They have finally decided to go home.
Four hours and 15 minutes after the 6 p.m. start of the Wednesday evening council meeting, the city’s nine council members called it a night.
By then, most anyone in the audience had cleared out. The few from the local media were long gone. And several top city staffers, forced to stay until the end, headed home. They’re back at it now, running the city all over again.
Near the end of the night, Mayor Kay Halloran had left her chair for a short break, and was doing knee bends to loosen up the legs before returning to her seat.
Near 10 p.m., the topic had turned to Minneapolis developer Sherman Associates’ plan to spend $7.7 million to buy and renovate The Roosevelt, the former hotel turned apartment complex.
After renovation, about 85 percent of the 97 apartment units in the 12-story building will be classified as affordable, and much of the federal and state financial help for the project is coming because of the affordable housing component of the renovation.
As part of the financing, the city is being asked to make a $775,000 loan to Sherman Associates, the details of which are still being worked out.

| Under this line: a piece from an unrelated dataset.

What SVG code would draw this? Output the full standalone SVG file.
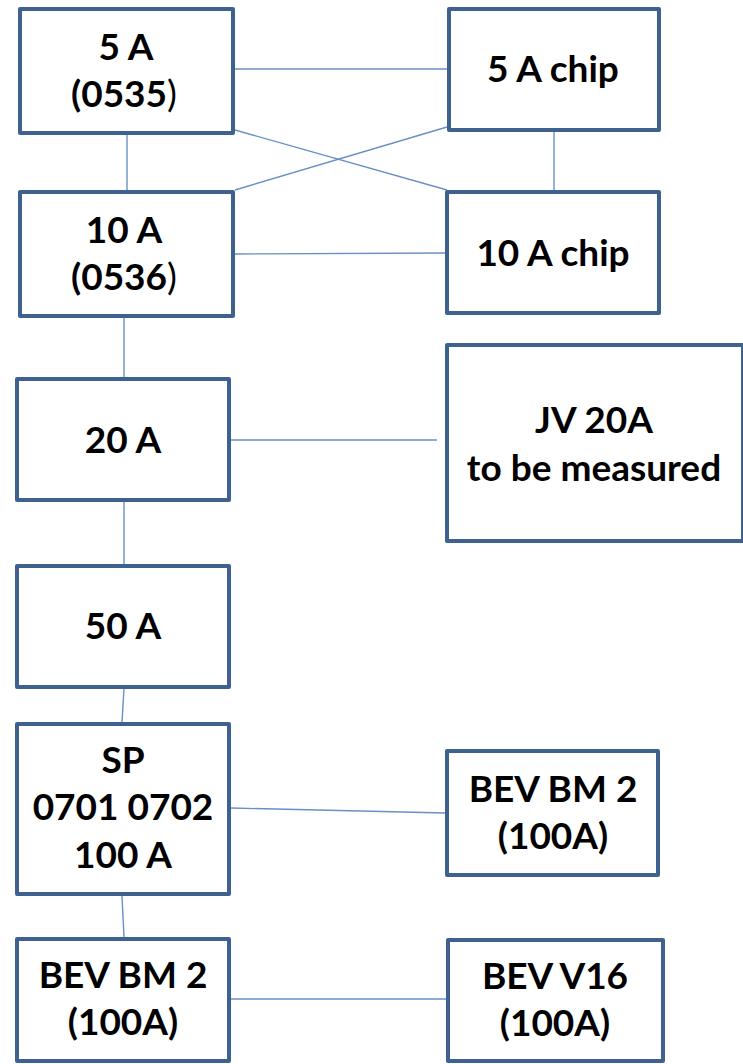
<svg xmlns="http://www.w3.org/2000/svg" width="743" height="1064" viewBox="0 0 743 1064">
<style>
.box{fill:#ffffff;stroke:#3e6190;stroke-width:4;stroke-linejoin:round}
.lbl{font-family:Lato,"Open Sans","Liberation Sans",sans-serif;font-weight:700;font-size:37px;fill:#000;text-anchor:middle}
.thin{font-weight:400}
#connectors line{stroke:#6790c6;stroke-width:1.4;fill:none}
</style>
<rect width="743" height="1064" fill="#ffffff"/>
<g id="connectors">
<line x1="235" y1="69" x2="447" y2="69"/>
<line x1="235" y1="130" x2="447" y2="190"/>
<line x1="235" y1="190" x2="447" y2="127"/>
<line x1="127" y1="133" x2="127" y2="190"/>
<line x1="554" y1="131" x2="554" y2="190"/>
<line x1="235" y1="254" x2="447" y2="253"/>
<line x1="124" y1="318" x2="124" y2="377"/>
<line x1="231" y1="440" x2="437" y2="440"/>
<line x1="124" y1="502" x2="124" y2="564"/>
<line x1="124" y1="689" x2="122" y2="722"/>
<line x1="231" y1="808" x2="445" y2="813"/>
<line x1="122" y1="896" x2="124" y2="937"/>
<line x1="231" y1="999" x2="446" y2="999"/>
</g>
<g id="n5a">
<rect class="box" x="20" y="9" width="213" height="124"/>
<text class="lbl" x="126" y="60">5 A</text>
<text class="lbl" x="124" y="107">(0535<tspan class="thin">)</tspan></text>
</g>
<g id="n5achip">
<rect class="box" x="449" y="9" width="210" height="121"/>
<text class="lbl" x="553" y="82">5 A chip</text>
</g>
<g id="n10a">
<rect class="box" x="20" y="192" width="213" height="124"/>
<text class="lbl" x="124" y="243">10 A</text>
<text class="lbl" x="124" y="290">(0536<tspan class="thin">)</tspan></text>
</g>
<g id="n10achip">
<rect class="box" x="447" y="192" width="212" height="121"/>
<text class="lbl" x="553" y="266">10 A chip</text>
</g>
<g id="n20a">
<rect class="box" x="17" y="379" width="212" height="121"/>
<text class="lbl" x="123" y="453">20 A</text>
</g>
<g id="njv">
<rect class="box" x="447" y="345" width="296" height="196"/>
<text class="lbl" x="594" y="433">JV 20A</text>
<text class="lbl" x="594" y="481">to be measured</text>
</g>
<g id="n50a">
<rect class="box" x="17" y="566" width="212" height="121"/>
<text class="lbl" x="123" y="639">50 A</text>
</g>
<g id="nsp">
<rect class="box" x="17" y="724" width="212" height="170"/>
<text class="lbl" x="123" y="773">SP</text>
<text class="lbl" x="123" y="820">0701 0702</text>
<text class="lbl" x="123" y="868">100 A</text>
</g>
<g id="nbevbm2r">
<rect class="box" x="447" y="751" width="211" height="124"/>
<text class="lbl" x="553" y="802">BEV BM 2</text>
<text class="lbl" x="553" y="849">(100A)</text>
</g>
<g id="nbevbm2l">
<rect class="box" x="17" y="939" width="212" height="122"/>
<text class="lbl" x="123" y="988">BEV BM 2</text>
<text class="lbl" x="123" y="1035">(100A)</text>
</g>
<g id="nbevv16">
<rect class="box" x="448" y="940" width="215" height="121"/>
<text class="lbl" x="555" y="989">BEV V16</text>
<text class="lbl" x="555" y="1036">(100A)</text>
</g>
</svg>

At one point, council member Chuck Wieneke was enthusiastically voicing support for the loan, noting that the council had given ample local financial incentives to the WaterTower Place condominiums downtown and now the Bottleworks condominium project next door in what is the former Osada building, which had been affordable housing.
The council has steered money to the “upper end” in downtown housing, it’s time it did the same for affordable housing, Wieneke said.

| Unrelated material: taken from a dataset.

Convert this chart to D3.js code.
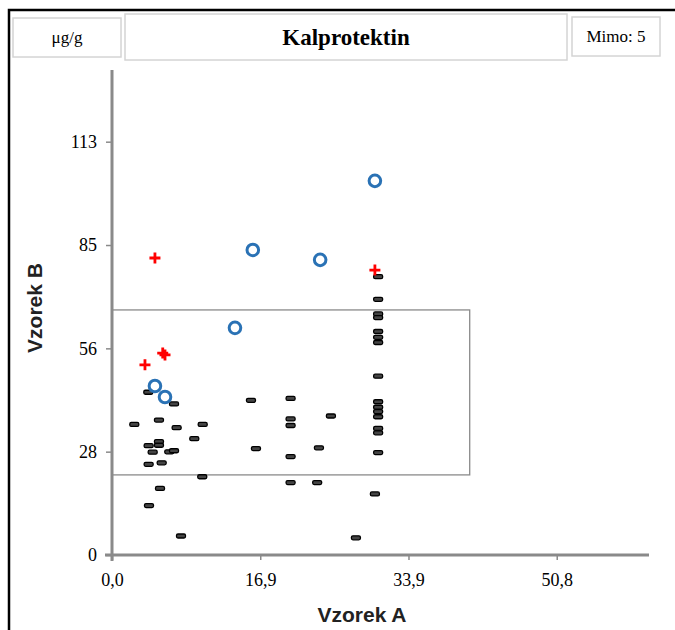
<!DOCTYPE html>
<html><head><meta charset="utf-8">
<script src="https://cdn.jsdelivr.net/npm/d3@7"></script>
<style>body{margin:0;background:#fff}svg{display:block}</style>
</head><body><svg id="c" width="675" height="630"></svg>
<script>
// ---- data ----
const xTicks = [0, 16.95, 33.9, 50.85];
const xTickLabels = ["0,0", "16,9", "33,9", "50,8"];
const yTicks = [0, 28.25, 56.5, 84.75, 113];
const yTickLabels = ["0", "28", "56", "85", "113"];
const limitBox = {x0: 0, x1: 40.9, y0: 21.9, y1: 67.0};
const circles = [[30.06,102.3],[16.1,83.4],[23.8,80.7],[14.06,62.1],[4.91,46.2],[6.06,43.2]];
const pluses = [[4.91,81.2],[30.06,77.9],[6.06,54.7],[5.8,55.2],[3.77,52.0]];
const dashes = [
 [2.55,35.7],[4.15,44.5],[5.37,36.9],[7.09,41.3],[7.39,34.8],[10.37,35.7],[9.41,31.8],
 [5.37,31.0],[5.37,30.0],[4.19,29.9],[4.65,28.1],[6.55,28.2],[7.09,28.5],[4.19,24.8],
 [5.68,25.2],[10.32,21.4],[5.49,18.2],[4.23,13.5],[7.89,5.2],[15.89,42.3],[16.46,29.1],
 [20.42,42.8],[20.42,37.2],[20.42,35.4],[20.42,26.9],[20.42,19.8],[25.03,38.0],[23.66,29.3],
 [23.46,19.8],[27.89,4.7],[30.06,16.7],
 [30.43,76.1],[30.43,69.9],[30.43,65.9],[30.43,64.9],[30.43,61.1],[30.43,59.5],[30.43,58.1],
 [30.43,48.9],[30.43,41.9],[30.43,40.4],[30.43,39.2],[30.43,37.8],[30.43,34.6],[30.43,33.4],[30.43,28.0]
];
const unitLabel = "μg/g", titleText = "Kalprotektin", outsideLabel = "Mimo: 5";
const xTitle = "Vzorek A", yTitle = "Vzorek B";

// ---- drawing ----
const svg = d3.select("#c");
const x = d3.scaleLinear().domain([0, 61.4]).range([112, 649]);
const y = d3.scaleLinear().domain([0, 132.6]).range([555, 70]);
const serif = "'Liberation Serif','Times New Roman',serif";
const sans = "'Liberation Sans',Arial,sans-serif";

// outer frame
svg.append("path").attr("d","M9,700 L9,10 L700,10").attr("fill","none").attr("stroke","#000").attr("stroke-width",2.5);

// header boxes
const boxes = [
  {x:13,y:18,w:108,h:39,t:unitLabel,fs:17,fw:"normal"},
  {x:125,y:14,w:442,h:46,t:titleText,fs:23,fw:"bold"},
  {x:572,y:17,w:88,h:39,t:outsideLabel,fs:17,fw:"normal"}
];
boxes.forEach(b=>{
  svg.append("rect").attr("x",b.x).attr("y",b.y).attr("width",b.w).attr("height",b.h)
    .attr("fill","#fff").attr("stroke","#d4d4d4").attr("stroke-width",1.5);
  svg.append("text").attr("x",b.x+b.w/2).attr("y",b.y+b.h/2).attr("dy","0.35em")
    .attr("text-anchor","middle").attr("font-family",serif).attr("font-size",b.fs)
    .attr("font-weight",b.fw).attr("fill","#000").text(b.t);
});

// limit box
svg.append("rect").attr("x",x(limitBox.x0)).attr("y",y(limitBox.y1))
  .attr("width",x(limitBox.x1)-x(limitBox.x0)).attr("height",y(limitBox.y0)-y(limitBox.y1))
  .attr("fill","none").attr("stroke","#8a8a8a").attr("stroke-width",1.3);

// axes
const yAxis = d3.axisLeft(y).tickValues(yTicks).tickSize(6).tickPadding(9)
  .tickFormat((d,i)=>yTickLabels[i]);
const gy = svg.append("g").attr("transform",`translate(${x(0)},0)`).call(yAxis);
const xAxis = d3.axisBottom(x).tickValues(xTicks).tickSize(5).tickPadding(13)
  .tickFormat((d,i)=>xTickLabels[i]);
const gx = svg.append("g").attr("transform",`translate(0,${y(0)})`).call(xAxis);
[gx,gy].forEach(g=>{
  g.select(".domain").attr("stroke","#8a8a8a").attr("stroke-width",3);
  g.selectAll(".tick line").attr("stroke","#8a8a8a").attr("stroke-width",1.5);
  g.selectAll(".tick text").attr("font-family",serif).attr("font-size",18).attr("fill","#000");
});
gy.select(".domain").attr("d",`M0,${y(132.6)}V${y(0)+6}`);
gx.select(".domain").attr("d",`M${x(0)-7},0H${x(61.4)}`);

// axis titles
svg.append("text").attr("x",362).attr("y",622).attr("text-anchor","middle")
  .attr("font-family",sans).attr("font-weight","bold").attr("font-size",21).attr("fill","#222").text(xTitle);
svg.append("text").attr("transform","translate(42,308) rotate(-90)").attr("text-anchor","middle")
  .attr("font-family",sans).attr("font-weight","bold").attr("font-size",21).attr("fill","#222").text(yTitle);

// dashes
svg.append("g").selectAll("rect").data(dashes).join("rect")
  .attr("x",d=>x(d[0])-4.5).attr("y",d=>y(d[1])-2).attr("width",9).attr("height",4).attr("rx",1.5)
  .attr("fill","#444").attr("stroke","#000").attr("stroke-width",1.3);

// pluses
svg.append("g").selectAll("path").data(pluses).join("path")
  .attr("d",d=>`M${x(d[0])-5.5},${y(d[1])}h11M${x(d[0])},${y(d[1])-5.5}v11`)
  .attr("stroke","#f00").attr("stroke-width",2.8).attr("fill","none");

// circles
svg.append("g").selectAll("circle").data(circles).join("circle")
  .attr("cx",d=>x(d[0])).attr("cy",d=>y(d[1])).attr("r",5.8)
  .attr("fill","none").attr("stroke","#2a72b5").attr("stroke-width",3);
</script></body></html>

Council member Brian Fagan, sounding a bit weary, said Wieneke’s comments sounded like a seconding of a motion to support the loan, and the matter went to successful vote.
The loan details will come back to the council in a couple weeks for a final vote on the matter.

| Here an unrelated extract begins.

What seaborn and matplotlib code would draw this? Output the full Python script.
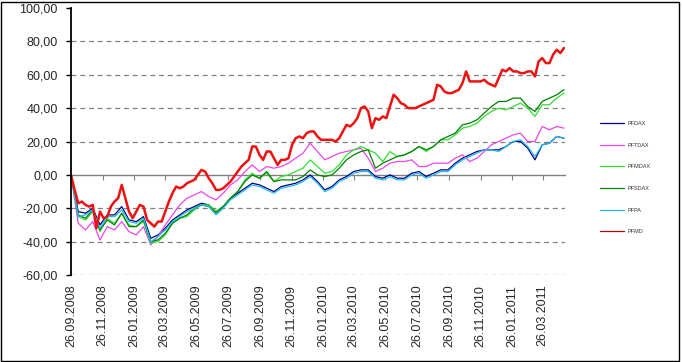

It had been a long night, which had featured two, hour-plus-long public hearings and council debates on land-use changes, one for the proposed Tudor Rose condominium project on the west side and one for a proposed Walgreens drug store on the east side. Both projects were given the go ahead to proceed to zoning changes.
Few bodies were around, though, to hear about The Roosevelt or the four or five council items that followed.